— START OF DATASET RECORDS —
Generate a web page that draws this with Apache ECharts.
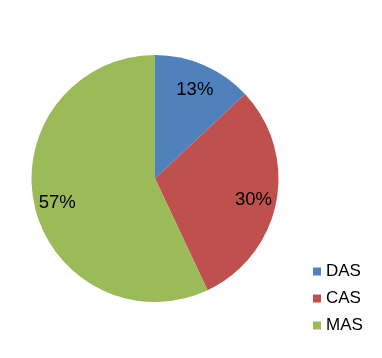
— END OF DATASET RECORDS —
— START OF DATASET RECORDS —
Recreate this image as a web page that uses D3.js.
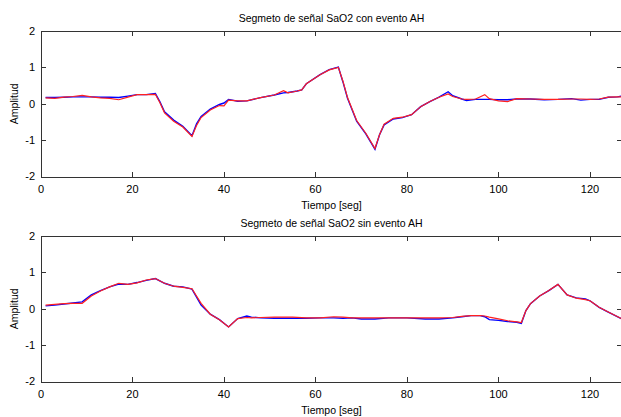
— END OF DATASET RECORDS —
— START OF DATASET RECORDS —
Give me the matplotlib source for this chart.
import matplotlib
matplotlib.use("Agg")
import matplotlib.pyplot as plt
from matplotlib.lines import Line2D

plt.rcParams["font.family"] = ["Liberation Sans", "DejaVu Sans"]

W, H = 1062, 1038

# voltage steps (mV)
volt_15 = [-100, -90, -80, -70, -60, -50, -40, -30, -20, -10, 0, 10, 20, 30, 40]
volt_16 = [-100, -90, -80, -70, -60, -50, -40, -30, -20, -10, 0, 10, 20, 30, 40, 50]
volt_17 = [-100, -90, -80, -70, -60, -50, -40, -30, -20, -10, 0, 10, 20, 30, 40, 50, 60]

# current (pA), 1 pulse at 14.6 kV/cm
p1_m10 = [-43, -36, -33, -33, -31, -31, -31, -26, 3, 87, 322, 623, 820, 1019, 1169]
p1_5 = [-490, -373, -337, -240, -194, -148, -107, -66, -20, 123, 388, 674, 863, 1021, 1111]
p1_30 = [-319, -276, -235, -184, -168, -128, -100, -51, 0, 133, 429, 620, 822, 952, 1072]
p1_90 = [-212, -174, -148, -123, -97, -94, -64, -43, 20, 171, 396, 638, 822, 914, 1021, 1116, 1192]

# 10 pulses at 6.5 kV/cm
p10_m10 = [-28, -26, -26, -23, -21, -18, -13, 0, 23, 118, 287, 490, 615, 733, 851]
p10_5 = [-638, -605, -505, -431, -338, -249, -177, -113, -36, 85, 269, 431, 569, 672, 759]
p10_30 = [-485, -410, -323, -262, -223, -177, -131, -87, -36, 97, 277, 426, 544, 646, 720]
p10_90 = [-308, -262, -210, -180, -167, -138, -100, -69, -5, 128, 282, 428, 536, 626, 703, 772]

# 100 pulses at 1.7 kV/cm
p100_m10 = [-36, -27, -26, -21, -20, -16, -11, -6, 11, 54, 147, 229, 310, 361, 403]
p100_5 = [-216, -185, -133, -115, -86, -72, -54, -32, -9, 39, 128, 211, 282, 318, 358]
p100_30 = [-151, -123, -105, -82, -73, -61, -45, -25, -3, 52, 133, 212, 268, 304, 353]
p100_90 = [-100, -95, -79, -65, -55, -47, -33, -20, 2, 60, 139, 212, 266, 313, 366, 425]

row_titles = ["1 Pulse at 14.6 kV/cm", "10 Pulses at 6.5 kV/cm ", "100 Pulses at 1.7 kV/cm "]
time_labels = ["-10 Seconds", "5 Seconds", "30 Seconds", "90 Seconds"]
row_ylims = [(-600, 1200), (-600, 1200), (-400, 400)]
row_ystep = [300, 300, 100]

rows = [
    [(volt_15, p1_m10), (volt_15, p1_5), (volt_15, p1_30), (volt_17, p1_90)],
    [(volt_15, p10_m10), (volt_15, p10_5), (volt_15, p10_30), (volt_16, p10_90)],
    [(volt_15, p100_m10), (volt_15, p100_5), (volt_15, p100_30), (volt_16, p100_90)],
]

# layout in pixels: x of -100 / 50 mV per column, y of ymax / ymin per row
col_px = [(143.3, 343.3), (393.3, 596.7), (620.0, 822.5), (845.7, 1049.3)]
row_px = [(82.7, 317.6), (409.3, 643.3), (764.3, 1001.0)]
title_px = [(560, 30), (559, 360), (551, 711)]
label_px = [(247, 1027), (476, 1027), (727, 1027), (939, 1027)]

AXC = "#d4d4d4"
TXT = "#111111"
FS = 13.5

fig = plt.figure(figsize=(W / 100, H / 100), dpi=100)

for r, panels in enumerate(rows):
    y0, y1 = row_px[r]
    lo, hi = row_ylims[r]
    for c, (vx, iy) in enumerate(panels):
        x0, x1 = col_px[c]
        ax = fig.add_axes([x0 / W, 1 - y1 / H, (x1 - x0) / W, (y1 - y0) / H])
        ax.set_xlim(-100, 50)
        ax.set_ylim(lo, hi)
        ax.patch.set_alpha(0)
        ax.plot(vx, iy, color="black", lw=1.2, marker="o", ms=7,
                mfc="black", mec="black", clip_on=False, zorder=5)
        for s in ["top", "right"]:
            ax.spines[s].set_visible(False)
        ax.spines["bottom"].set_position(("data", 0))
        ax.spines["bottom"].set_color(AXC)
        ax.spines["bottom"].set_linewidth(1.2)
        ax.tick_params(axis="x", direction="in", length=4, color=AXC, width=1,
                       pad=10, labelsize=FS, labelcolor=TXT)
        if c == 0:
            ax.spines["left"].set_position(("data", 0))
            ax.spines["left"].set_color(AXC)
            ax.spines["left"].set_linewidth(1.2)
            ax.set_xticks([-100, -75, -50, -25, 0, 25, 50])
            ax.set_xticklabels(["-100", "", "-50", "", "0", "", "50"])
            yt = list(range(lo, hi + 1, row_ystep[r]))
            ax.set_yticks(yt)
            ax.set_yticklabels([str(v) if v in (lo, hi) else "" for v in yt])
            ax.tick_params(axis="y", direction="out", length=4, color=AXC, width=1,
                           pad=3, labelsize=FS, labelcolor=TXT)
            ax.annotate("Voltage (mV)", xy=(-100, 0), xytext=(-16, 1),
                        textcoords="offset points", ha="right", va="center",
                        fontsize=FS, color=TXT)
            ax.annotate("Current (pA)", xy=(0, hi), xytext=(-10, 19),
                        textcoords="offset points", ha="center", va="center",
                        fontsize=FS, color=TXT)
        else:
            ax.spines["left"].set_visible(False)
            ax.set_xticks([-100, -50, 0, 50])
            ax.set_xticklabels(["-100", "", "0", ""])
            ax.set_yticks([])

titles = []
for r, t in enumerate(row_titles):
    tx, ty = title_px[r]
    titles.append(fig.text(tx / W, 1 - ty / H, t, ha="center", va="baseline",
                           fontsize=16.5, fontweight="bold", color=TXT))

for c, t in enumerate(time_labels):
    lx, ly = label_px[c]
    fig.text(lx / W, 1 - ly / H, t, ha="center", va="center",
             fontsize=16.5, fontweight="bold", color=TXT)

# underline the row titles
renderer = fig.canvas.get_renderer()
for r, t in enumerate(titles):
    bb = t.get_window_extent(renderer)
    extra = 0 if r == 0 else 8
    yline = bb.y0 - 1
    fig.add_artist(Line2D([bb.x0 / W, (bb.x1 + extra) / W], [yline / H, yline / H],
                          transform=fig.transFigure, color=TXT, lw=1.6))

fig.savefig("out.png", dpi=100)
— END OF DATASET RECORDS —
» **TASK**
The lines above from the one containing "Give me the matplotlib source for this chart." through the one containing "626, 703, 772]" are to be set down exactly, and no others.

» **RESPONSE TO THE EXERCISE**
Give me the matplotlib source for this chart.
import matplotlib
matplotlib.use("Agg")
import matplotlib.pyplot as plt
from matplotlib.lines import Line2D

plt.rcParams["font.family"] = ["Liberation Sans", "DejaVu Sans"]

W, H = 1062, 1038

# voltage steps (mV)
volt_15 = [-100, -90, -80, -70, -60, -50, -40, -30, -20, -10, 0, 10, 20, 30, 40]
volt_16 = [-100, -90, -80, -70, -60, -50, -40, -30, -20, -10, 0, 10, 20, 30, 40, 50]
volt_17 = [-100, -90, -80, -70, -60, -50, -40, -30, -20, -10, 0, 10, 20, 30, 40, 50, 60]

# current (pA), 1 pulse at 14.6 kV/cm
p1_m10 = [-43, -36, -33, -33, -31, -31, -31, -26, 3, 87, 322, 623, 820, 1019, 1169]
p1_5 = [-490, -373, -337, -240, -194, -148, -107, -66, -20, 123, 388, 674, 863, 1021, 1111]
p1_30 = [-319, -276, -235, -184, -168, -128, -100, -51, 0, 133, 429, 620, 822, 952, 1072]
p1_90 = [-212, -174, -148, -123, -97, -94, -64, -43, 20, 171, 396, 638, 822, 914, 1021, 1116, 1192]

# 10 pulses at 6.5 kV/cm
p10_m10 = [-28, -26, -26, -23, -21, -18, -13, 0, 23, 118, 287, 490, 615, 733, 851]
p10_5 = [-638, -605, -505, -431, -338, -249, -177, -113, -36, 85, 269, 431, 569, 672, 759]
p10_30 = [-485, -410, -323, -262, -223, -177, -131, -87, -36, 97, 277, 426, 544, 646, 720]
p10_90 = [-308, -262, -210, -180, -167, -138, -100, -69, -5, 128, 282, 428, 536, 626, 703, 772]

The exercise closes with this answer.